▶ **EXERCISE TASK**: From the first line of the data below through the line bearing "import pandas as pd", reproduce each line exactly; do not include pictures.

______

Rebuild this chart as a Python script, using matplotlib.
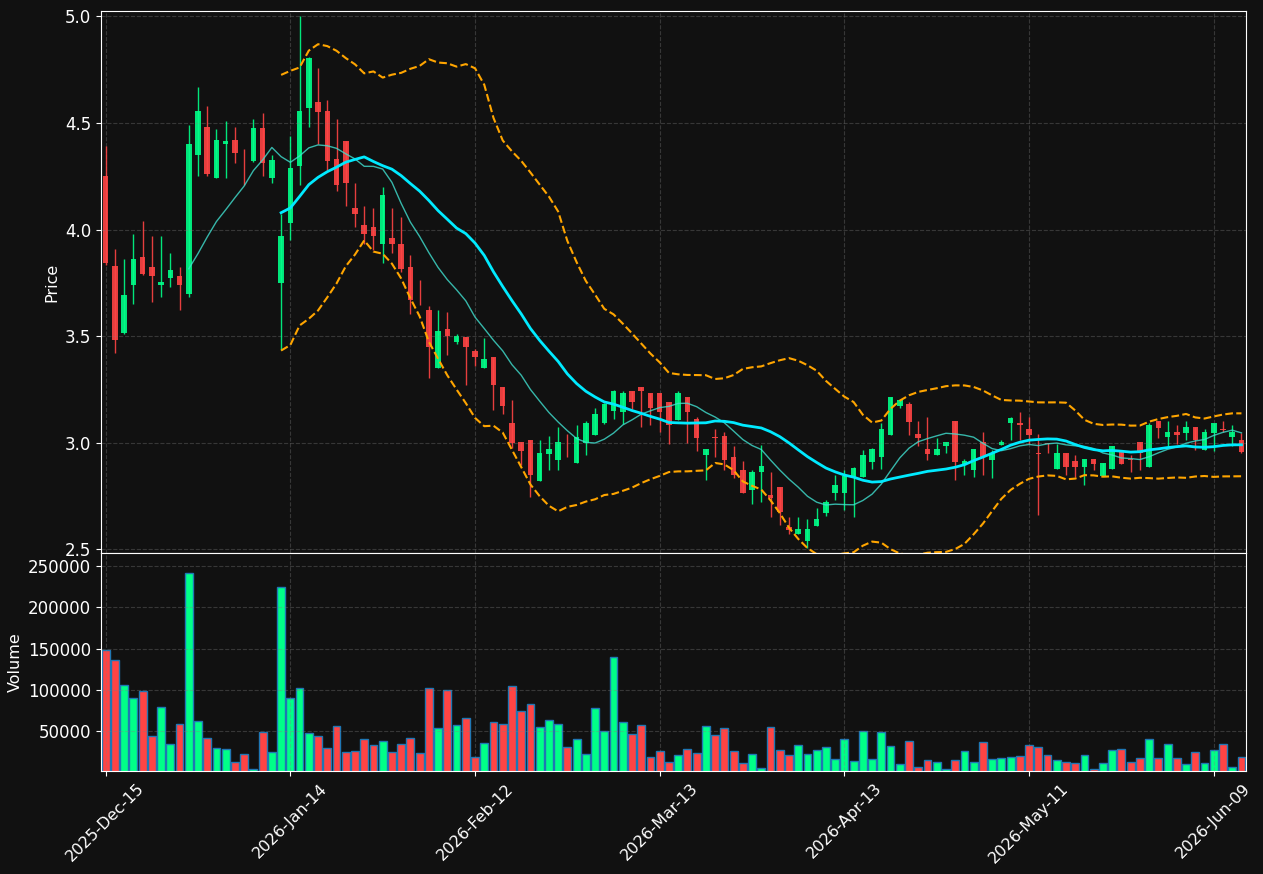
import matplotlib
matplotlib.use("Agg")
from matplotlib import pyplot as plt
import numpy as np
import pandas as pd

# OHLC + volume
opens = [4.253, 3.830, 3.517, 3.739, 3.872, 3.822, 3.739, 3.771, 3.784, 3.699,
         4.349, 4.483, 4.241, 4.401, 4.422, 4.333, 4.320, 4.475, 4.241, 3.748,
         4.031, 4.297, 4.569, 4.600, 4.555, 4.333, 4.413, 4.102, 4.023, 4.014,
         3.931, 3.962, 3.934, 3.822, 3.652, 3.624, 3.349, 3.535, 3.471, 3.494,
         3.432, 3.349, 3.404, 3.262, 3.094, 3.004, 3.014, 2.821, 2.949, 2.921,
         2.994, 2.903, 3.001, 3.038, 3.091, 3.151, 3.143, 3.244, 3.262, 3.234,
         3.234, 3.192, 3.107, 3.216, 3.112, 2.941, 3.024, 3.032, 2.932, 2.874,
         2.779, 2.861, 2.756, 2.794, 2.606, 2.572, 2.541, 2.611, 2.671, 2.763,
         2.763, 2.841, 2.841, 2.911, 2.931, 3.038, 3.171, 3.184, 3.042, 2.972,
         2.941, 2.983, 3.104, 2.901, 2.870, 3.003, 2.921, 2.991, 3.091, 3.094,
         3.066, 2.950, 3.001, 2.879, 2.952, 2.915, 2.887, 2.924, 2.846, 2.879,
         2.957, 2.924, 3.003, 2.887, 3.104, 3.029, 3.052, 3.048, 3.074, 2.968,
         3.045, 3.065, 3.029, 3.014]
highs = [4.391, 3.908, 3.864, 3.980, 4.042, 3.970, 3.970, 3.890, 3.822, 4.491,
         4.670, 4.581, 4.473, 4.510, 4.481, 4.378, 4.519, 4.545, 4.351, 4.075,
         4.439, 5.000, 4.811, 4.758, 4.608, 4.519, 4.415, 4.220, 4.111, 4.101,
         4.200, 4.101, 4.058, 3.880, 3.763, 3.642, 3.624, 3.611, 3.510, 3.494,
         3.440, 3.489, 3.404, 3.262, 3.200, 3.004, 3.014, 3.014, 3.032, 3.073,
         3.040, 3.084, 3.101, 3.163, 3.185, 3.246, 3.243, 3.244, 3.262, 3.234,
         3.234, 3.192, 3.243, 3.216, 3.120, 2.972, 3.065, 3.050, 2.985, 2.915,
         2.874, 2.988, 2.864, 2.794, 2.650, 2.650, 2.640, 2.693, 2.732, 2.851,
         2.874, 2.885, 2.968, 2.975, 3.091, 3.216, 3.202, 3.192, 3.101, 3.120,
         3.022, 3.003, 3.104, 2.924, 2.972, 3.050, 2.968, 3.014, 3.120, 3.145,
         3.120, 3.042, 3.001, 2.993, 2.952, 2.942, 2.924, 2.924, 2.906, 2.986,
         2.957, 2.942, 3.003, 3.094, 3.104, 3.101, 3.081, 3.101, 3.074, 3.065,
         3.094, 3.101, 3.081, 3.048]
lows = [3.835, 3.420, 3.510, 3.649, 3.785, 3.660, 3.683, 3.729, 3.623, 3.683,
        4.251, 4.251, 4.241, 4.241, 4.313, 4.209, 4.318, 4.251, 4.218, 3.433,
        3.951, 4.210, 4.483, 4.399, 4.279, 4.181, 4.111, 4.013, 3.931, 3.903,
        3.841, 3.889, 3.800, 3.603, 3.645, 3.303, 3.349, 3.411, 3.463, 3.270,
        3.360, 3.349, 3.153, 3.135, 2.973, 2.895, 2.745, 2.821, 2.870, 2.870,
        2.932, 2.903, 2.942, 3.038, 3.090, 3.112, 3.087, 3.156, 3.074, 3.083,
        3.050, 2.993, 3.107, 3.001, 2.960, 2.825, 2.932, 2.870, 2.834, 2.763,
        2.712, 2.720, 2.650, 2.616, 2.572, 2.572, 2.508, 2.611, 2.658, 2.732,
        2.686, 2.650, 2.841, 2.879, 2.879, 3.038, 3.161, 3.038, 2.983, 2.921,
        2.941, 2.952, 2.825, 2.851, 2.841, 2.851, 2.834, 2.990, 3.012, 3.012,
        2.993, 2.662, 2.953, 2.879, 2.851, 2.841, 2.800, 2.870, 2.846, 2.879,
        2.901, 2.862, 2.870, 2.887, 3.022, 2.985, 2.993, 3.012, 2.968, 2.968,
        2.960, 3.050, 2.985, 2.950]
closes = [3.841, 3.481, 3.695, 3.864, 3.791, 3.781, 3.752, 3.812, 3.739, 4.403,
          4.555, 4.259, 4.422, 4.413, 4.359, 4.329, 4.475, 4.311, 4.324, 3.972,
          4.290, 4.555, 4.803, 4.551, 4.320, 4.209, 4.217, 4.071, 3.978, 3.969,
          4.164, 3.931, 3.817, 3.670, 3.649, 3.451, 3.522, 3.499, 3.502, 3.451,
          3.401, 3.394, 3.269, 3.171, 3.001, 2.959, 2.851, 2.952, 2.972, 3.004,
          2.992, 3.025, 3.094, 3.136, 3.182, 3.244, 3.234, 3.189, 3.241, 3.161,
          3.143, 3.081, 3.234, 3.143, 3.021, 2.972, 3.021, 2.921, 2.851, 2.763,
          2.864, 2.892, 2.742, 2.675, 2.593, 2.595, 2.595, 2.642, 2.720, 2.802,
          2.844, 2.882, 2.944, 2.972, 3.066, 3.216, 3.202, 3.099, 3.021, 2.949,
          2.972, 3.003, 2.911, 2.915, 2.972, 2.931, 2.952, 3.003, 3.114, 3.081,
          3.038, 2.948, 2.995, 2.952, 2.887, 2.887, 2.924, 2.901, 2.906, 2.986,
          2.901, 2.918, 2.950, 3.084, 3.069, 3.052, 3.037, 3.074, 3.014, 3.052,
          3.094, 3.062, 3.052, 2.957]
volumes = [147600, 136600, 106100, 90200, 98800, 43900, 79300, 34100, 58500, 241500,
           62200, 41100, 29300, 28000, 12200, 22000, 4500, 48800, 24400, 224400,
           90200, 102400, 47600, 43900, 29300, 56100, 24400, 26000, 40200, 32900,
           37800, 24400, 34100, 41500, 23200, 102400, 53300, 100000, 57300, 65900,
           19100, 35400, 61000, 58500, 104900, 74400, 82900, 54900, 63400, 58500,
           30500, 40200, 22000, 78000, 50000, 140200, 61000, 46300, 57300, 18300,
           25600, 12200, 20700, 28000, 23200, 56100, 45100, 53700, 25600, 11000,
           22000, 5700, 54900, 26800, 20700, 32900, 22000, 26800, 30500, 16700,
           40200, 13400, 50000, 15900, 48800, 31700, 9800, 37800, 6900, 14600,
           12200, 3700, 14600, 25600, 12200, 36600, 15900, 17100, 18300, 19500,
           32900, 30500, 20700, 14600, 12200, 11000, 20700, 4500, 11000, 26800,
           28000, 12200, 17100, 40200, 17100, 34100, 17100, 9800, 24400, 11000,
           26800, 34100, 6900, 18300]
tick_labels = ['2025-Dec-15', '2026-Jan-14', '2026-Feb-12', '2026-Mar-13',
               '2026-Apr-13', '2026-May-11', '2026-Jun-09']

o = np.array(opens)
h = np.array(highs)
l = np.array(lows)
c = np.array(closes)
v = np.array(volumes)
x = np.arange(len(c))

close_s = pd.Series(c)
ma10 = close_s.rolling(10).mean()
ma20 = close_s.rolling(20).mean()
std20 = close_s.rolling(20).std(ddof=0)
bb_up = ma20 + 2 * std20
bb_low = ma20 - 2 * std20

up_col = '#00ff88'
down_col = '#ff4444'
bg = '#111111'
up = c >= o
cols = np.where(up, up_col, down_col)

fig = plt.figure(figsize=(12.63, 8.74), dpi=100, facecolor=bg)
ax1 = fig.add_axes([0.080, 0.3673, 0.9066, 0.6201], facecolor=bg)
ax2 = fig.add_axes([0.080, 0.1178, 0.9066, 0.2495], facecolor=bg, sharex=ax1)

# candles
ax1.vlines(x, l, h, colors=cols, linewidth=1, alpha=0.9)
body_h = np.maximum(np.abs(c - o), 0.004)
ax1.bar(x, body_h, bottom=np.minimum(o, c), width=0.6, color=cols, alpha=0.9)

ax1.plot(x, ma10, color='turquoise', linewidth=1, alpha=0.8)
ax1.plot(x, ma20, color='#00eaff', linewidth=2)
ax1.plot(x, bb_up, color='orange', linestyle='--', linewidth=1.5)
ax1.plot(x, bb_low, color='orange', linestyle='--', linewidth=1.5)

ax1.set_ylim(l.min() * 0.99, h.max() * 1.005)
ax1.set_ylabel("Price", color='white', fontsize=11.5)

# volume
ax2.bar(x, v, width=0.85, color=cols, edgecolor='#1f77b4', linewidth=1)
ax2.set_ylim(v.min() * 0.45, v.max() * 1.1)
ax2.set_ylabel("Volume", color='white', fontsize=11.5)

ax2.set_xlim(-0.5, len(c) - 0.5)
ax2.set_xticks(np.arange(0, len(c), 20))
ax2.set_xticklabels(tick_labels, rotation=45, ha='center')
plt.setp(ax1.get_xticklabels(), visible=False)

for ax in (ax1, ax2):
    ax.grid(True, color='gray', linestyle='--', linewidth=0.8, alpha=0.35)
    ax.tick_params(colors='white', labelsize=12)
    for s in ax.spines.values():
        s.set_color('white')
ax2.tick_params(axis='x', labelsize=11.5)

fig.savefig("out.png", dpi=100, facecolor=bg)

______

▶ **THE REPLY**:
Rebuild this chart as a Python script, using matplotlib.
import matplotlib
matplotlib.use("Agg")
from matplotlib import pyplot as plt
import numpy as np
import pandas as pd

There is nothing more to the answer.